Tuesday, May 6, 2008

Pita Bread & Hummus

We eat a LOT of hummus around here. With veggies from the garden, pita bread, pita chips, etc. I don't know why I didn't think of making it myself before, especially the pita bread! It was a lot easier than I thought it was be and I'm happy with the results. The family is happy, as well!

For the pita bread, I used this recipe from Allrecipes, though I made some changes also. (my changes in purple)

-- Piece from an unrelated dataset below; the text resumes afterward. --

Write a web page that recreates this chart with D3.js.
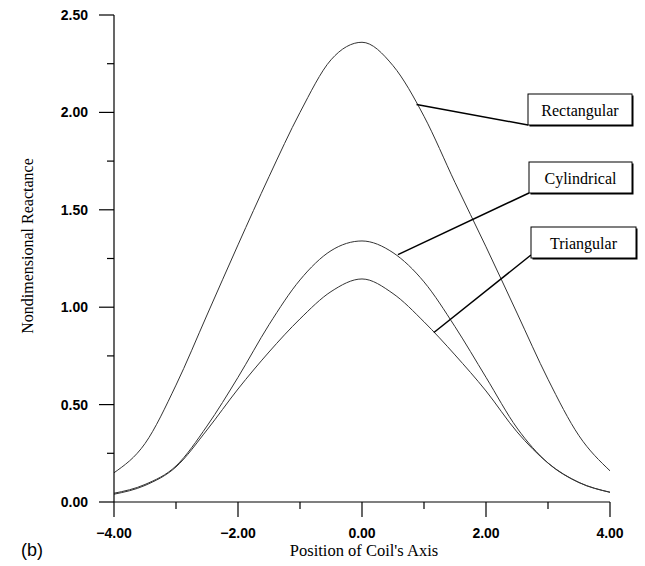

  • 1 1/8 cups warm water (110 degrees F/45 degrees C)
  • 3 cups all-purpose flour (I used 2 cups all-purpose, 1 cup whole-wheat)
  • 1 teaspoon salt
  • 1 tablespoon vegetable oil
  • 1 1/2 teaspoons white sugar
  • 1 1/2 teaspoons active dry yeast


  1. Place all ingredients in bread pan of your bread machine, select Dough setting and start. When dough has risen long enough, machine will beep.
  2. Turn dough onto a lightly floured surface. Gently roll and stretch dough into a 12 inch rope. With a sharp knife, divide dough into 8 pieces. Roll each into a smooth ball. With a rolling pin, roll each ball into a 6 to 7 inch circle. Set aside on a lightly floured countertop. cover with a towel. Let pitas rise about 30 minutes until slightly puffy.
  3. Preheat oven to 500 degrees F (260 degrees C). Place 2 or 3 pitas on a wire cake rack. Place cake rack directly on oven rack. Bake pitas 4 to 5 minutes until puffed and tops begin to brown. Remove from oven and immediately place pitas in a sealed brown paper bag or cover them with a damp kitchen towel until soft. Once pitas a softened, either cut in half or split top edge for half or whole pitas. They can be stored in a plastic bag in the refrigerator for several days or in the freezer for 1 or 2 months.
I don't have a bread machine, so I dissolved the yeast and sugar in the warm water and let it sit for 5 minutes to make sure it was active. After it started bubbling I mixed in the oil and salt, then gradually added the flour in to make a dough. Once the dough was made I kneaded it by hand for 8 minutes. After kneading I let the dough sit in an oiled bowl covered with a dish towel in a warm spot (my utility room is always HOT, so I always let yeast breads rise there!) After 45 minutes, I took the dough and formed it into a rope and divided it into 8 pieces. I rolled the pieces into rounds, covered them with warm damp paper towels and let rise for another 30 minutes. When the time was up, I baked as directed (500 degrees for 5 minutes.)

I am really happy with how they turned out. They aren't as puffy as the pictures on allrecipes, but I think the texture and taste was perfect.

For the hummus, I used this basic recipe with some changes of my own, of course! I didn't have tahini (H bought sesame OIL instead of PASTE) so I had to make do with what I had.


  • 1 (15 ounce) can garbanzo beans, drained, liquid reserved
  • 1 clove garlic, crushed (I used 2 cloves...I love garlic)
  • 2 teaspoons ground cumin (I was out of cumin, so I used paprika instead)
  • 1/2 teaspoon salt
  • 1 tablespoon olive oil (I did 1/2 olive oil and 1/2 sesame oil for the nutty taste)
  • I also used the juice of one small lemon


  1. In a blender or food processor combine garbanzo beans, garlic, cumin, salt and olive oil. Blend on low speed, gradually adding reserved bean liquid, until desired consistency is achieved.
The consistency was a little more gritty/grainy than I'm used to with store-bought hummus, which I think tahini would have taken care of. The taste is absolutely fabulous, though, and it went well with the pita and some carrots straight from the field!